Chemical Etching
Metal Fabrication

Photochemical machining gives engineers wide design freedom: fine features, sharp radii, and burr-free edges. But one factor shapes cost and performance more than most: how the part size fits on a production sheet. Get it right early, and yield, scalability, and throughput improve. Get it wrong, and waste and delays follow.
This decision isn’t cosmetic. Part and sheet dimensions interact with phototool repeats in ways that drive efficiency. The best stage to address it is during concept and prototyping, where engineering support can align function with a footprint that fits standard sheet stock and flows smoothly into production.
Below are five high-impact areas where part size determines outcomes.
Material is the largest PCM cost driver. How many parts fit on a sheet directly affects cost. That math begins with part length and width and ends with borders, fiducials, and kerf allowances.
Regular, divisible dimensions win. Parts that “tile” into standard sheet sizes (1.5″, 3″, 6″, and 12″ increments) consume more usable area and leave less scrap. Odd dimensions waste space, often by 15–25%.
A small adjustment can flip the equation. Reducing a part width from 6.5″ to 6″ can increase yield from four per row to six per row. That’s a 50% gain without touching functional geometry. Phototool repeat sizes and edge margins add further limits. Early checks against these rules avoid redesigns later.
Best practice: Size to the grid you will actually buy, and do it before the phototool is set.
Prototype sizing choices made for lab convenience may not hold at volume. A coupon on a benchtop sheet might fail to nest well on coils or full sheets used in production. If the prototype width conflicts with common coil dimensions, scaling requires new layouts, masks, and validations.
Lock a scalable footprint early. Even a 5% yield gain compounds significantly when tens of thousands of parts are ordered. Aligning prototype dimensions with production sheet options keeps the same masks in play, lowering risk and carrying process data forward.
Best practice: Validate prototype size against the exact stock and repeat the rules planned for volume. If it nests, it scales.
PCM rarely ends the process. Plating, heat treating, forming, and cleaning often follow. Each step brings its own limits: bath dimensions, rack spacing, oven clearance. A sheet that etches perfectly may not fit into a plating tank. A part too small may slip through the rack slots, forcing manual handling.

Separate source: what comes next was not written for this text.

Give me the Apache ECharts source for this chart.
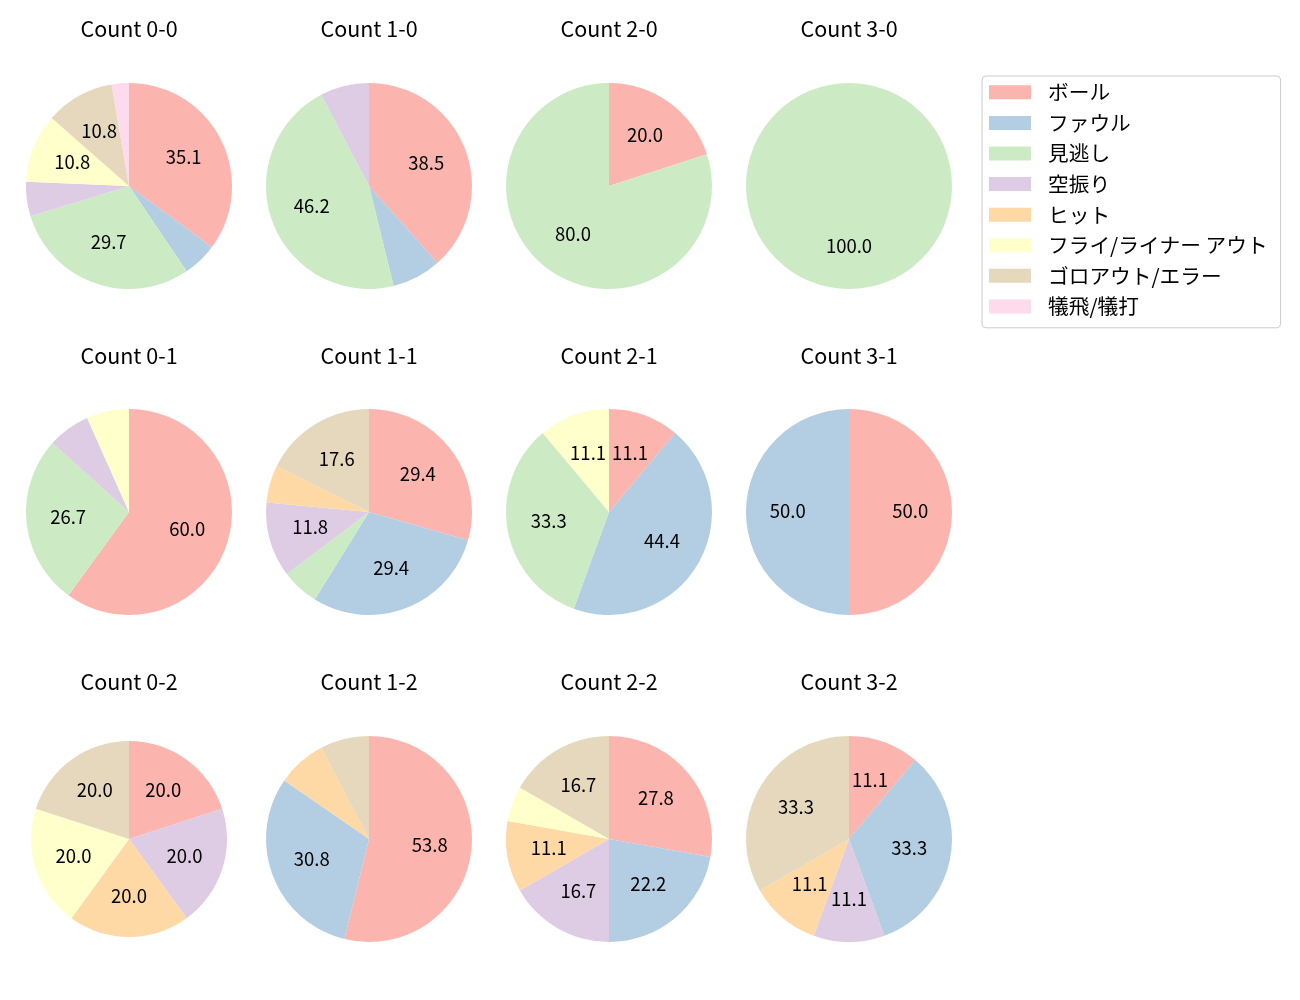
<!DOCTYPE html>
<html>
<head>
<meta charset="utf-8">
<script src="https://cdn.jsdelivr.net/npm/echarts@6/dist/echarts.min.js"></script>
<style>
html,body{margin:0;padding:0;background:#fff;}
#chart{width:1300px;height:1000px;}
</style>
</head>
<body>
<div id="chart"></div>
<script>
// ---- data ----
const categories = ['ボール', 'ファウル', '見逃し', '空振り', 'ヒット', 'フライ/ライナー アウト', 'ゴロアウト/エラー', '犠飛/犠打'];
const colors = ['#fbb4ae', '#b3cde3', '#ccebc5', '#decbe4', '#fed9a6', '#ffffcc', '#e5d8bd', '#fddaec'];
const countLabels = ['0-0', '1-0', '2-0', '3-0', '0-1', '1-1', '2-1', '3-1', '0-2', '1-2', '2-2', '3-2'];
const c00 = [13, 2, 11, 2, 0, 4, 4, 1];
const c10 = [5, 1, 6, 1, 0, 0, 0, 0];
const c20 = [1, 0, 4, 0, 0, 0, 0, 0];
const c30 = [0, 0, 1, 0, 0, 0, 0, 0];
const c01 = [9, 0, 4, 1, 0, 1, 0, 0];
const c11 = [5, 5, 1, 2, 1, 0, 3, 0];
const c21 = [1, 4, 3, 0, 0, 1, 0, 0];
const c31 = [1, 1, 0, 0, 0, 0, 0, 0];
const c02 = [1, 0, 0, 1, 1, 1, 1, 0];
const c12 = [7, 4, 0, 0, 1, 0, 1, 0];
const c22 = [5, 4, 0, 3, 2, 1, 3, 0];
const c32 = [1, 3, 0, 1, 1, 0, 3, 0];
const countValues = [c00, c10, c20, c30, c01, c11, c21, c31, c02, c12, c22, c32];

// ---- layout ----
const colX = [129, 369, 609, 849];
const rowY = [186, 512, 839];
const titleY = [29, 356, 682];
const FONT = '"Noto Sans CJK JP", "Noto Sans", sans-serif';

const chart = echarts.init(document.getElementById('chart'), null, {renderer: 'canvas'});

const visibleSeries = [];
const labelSeries = [];
const graphics = [];

countValues.forEach(function (vals, i) {
  const col = i % 4, row = Math.floor(i / 4);
  const cx = colX[col], cy = rowY[row];
  const r = (i === 8) ? 98 : 103;
  const total = vals.reduce((a, b) => a + b, 0);
  const items = [];
  vals.forEach(function (v, k) {
    if (v > 0) items.push({name: categories[k], value: v, itemStyle: {color: colors[k]}});
  });
  visibleSeries.push({
    type: 'pie', center: [cx, cy], radius: r, startAngle: 90, clockwise: true,
    silent: true, animation: false, avoidLabelOverlap: false,
    itemStyle: {borderWidth: 0},
    label: {show: false}, labelLine: {show: false},
    emphasis: {disabled: true},
    data: items
  });
  labelSeries.push({
    type: 'pie', center: [cx, cy], radius: r * 1.13, startAngle: 90, clockwise: true,
    silent: true, animation: false, avoidLabelOverlap: false,
    itemStyle: {color: 'rgba(0,0,0,0)', borderWidth: 0},
    labelLine: {show: false},
    emphasis: {disabled: true},
    label: {
      show: true, position: 'inside', rotate: 0, offset: [0, -1.5],
      color: '#000', fontSize: 18.5, fontFamily: FONT,
      formatter: function (p) {
        const pct = p.value / total * 100;
        return pct >= 10 ? pct.toFixed(1) : '';
      }
    },
    data: items.map(d => ({name: d.name, value: d.value, itemStyle: {color: 'rgba(0,0,0,0)'}}))
  });
  graphics.push({
    type: 'text', x: cx, y: titleY[row],
    style: {text: 'Count ' + countLabels[i], fill: '#000', font: '21.5px ' + FONT, textAlign: 'center', textVerticalAlign: 'middle'}
  });
});

chart.setOption({
  backgroundColor: '#fff',
  animation: false,
  graphic: graphics,
  legend: {
    orient: 'vertical', left: 982, top: 76,
    data: categories, icon: 'rect', itemWidth: 42, itemHeight: 14, itemGap: 9.9,
    padding: [6, 13, 11, 7],
    borderColor: '#cccccc', borderWidth: 1, borderRadius: 4,
    selectedMode: false,
    formatter: function (name) { return '{t|' + name + '}'; },
    textStyle: {
      color: '#000', fontSize: 20.7, fontFamily: FONT,
      rich: {t: {color: '#000', fontSize: 20.7, fontFamily: FONT, lineHeight: 20, padding: [0, 0, 0, 12]}}
    }
  },
  series: visibleSeries.concat(labelSeries)
});
</script>
</body>
</html>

That can work for prototypes, but stalls at production. Carrier frames or breakaway tabs solve this by keeping small parts together through baths and ovens. Flat sizes must also account for bend allowances, so formed parts deliver consistent angles on volume tooling.

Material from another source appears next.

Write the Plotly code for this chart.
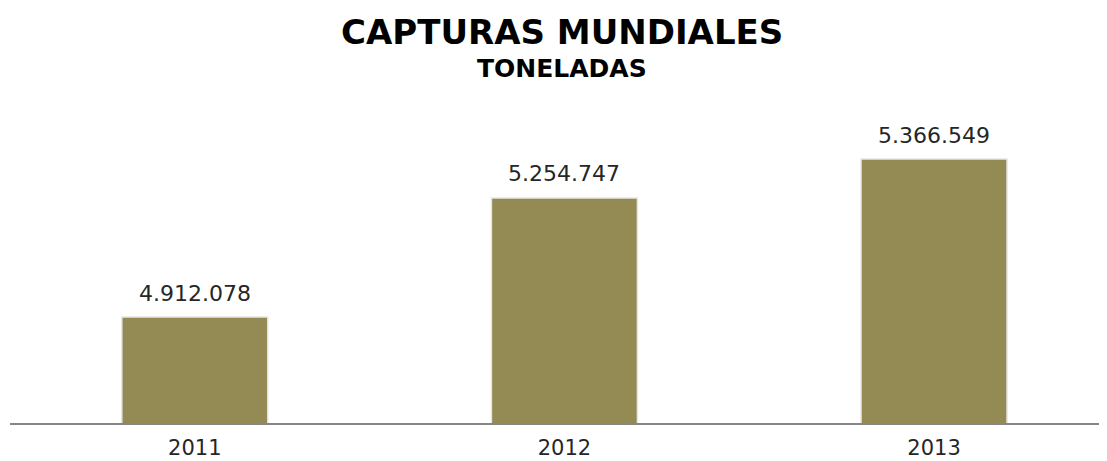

Size decisions touch logistics as well. Oversized plates often require custom crating, while smaller components can ship flat in bulk. These realities link directly to the first sizing choice.
Best practice: map the end-to-end process and confirm each step can handle the chosen sheet size.
4) Cost and Lead-Time ImplicationsCost and schedule tie directly to nesting efficiency. Fewer repeats per sheet means more setups, more handling, and longer runs. Better nesting cuts the number of sheets, trims labor, and shortens cycles.
Consider 1,000 parts requiring 20 sheets with an inefficient layout. Adjusting dimensions to allow denser nesting may drop the need to 15 sheets. That’s a 25% cut in sheet count, which carries through every stage, from etching to inspection to packaging. Material savings stack on top of time savings.
Lead time also benefits from stability. Right-sized parts reduce rework and scrap spikes that derail schedules. A footprint that fits the phototool repeat sweet spot and the material grid reduces the chance that the line stops to fix edge cases.
Best practice: Use sheet math to pull cost and days out of the plan before the first PO.
Suppliers stock certain alloys and thicknesses in standard sizes. Oversized parts often push jobs into non-standard sheets or coils. That adds cost and creates procurement delays.
Design for what the market carries because what works for ten prototype sheets may not work for ten thousand. If a design nests well on a 12″ × 18″ sheet, it taps into a common, readily available format. If it requires a custom 14″ width to work, the team now waits for mill lead times or pays premiums for special cuts. What works for ten prototype sheets may not hold for ten thousand.
Best practice: validate part and array sizes against stocked sizes at both the prototype and production suppliers. Keep the same grid if possible. That simplifies purchasing, planning, and qualification.
Sheet sizing is a lever with outsized impact in PCM. The right footprint boosts yield, supports scalability, simplifies handling, lowers cost, and shortens lead time. Most fixes are small, about half an inch here and a rounded dimension there, but the gains are substantial.
The takeaway is simple: involve manufacturing engineers early, validate part size against real sheet stock and process steps, and commit before prototypes harden. That foresight keeps programs on schedule and budgets in line, freeing engineers to focus on what matters most: performance.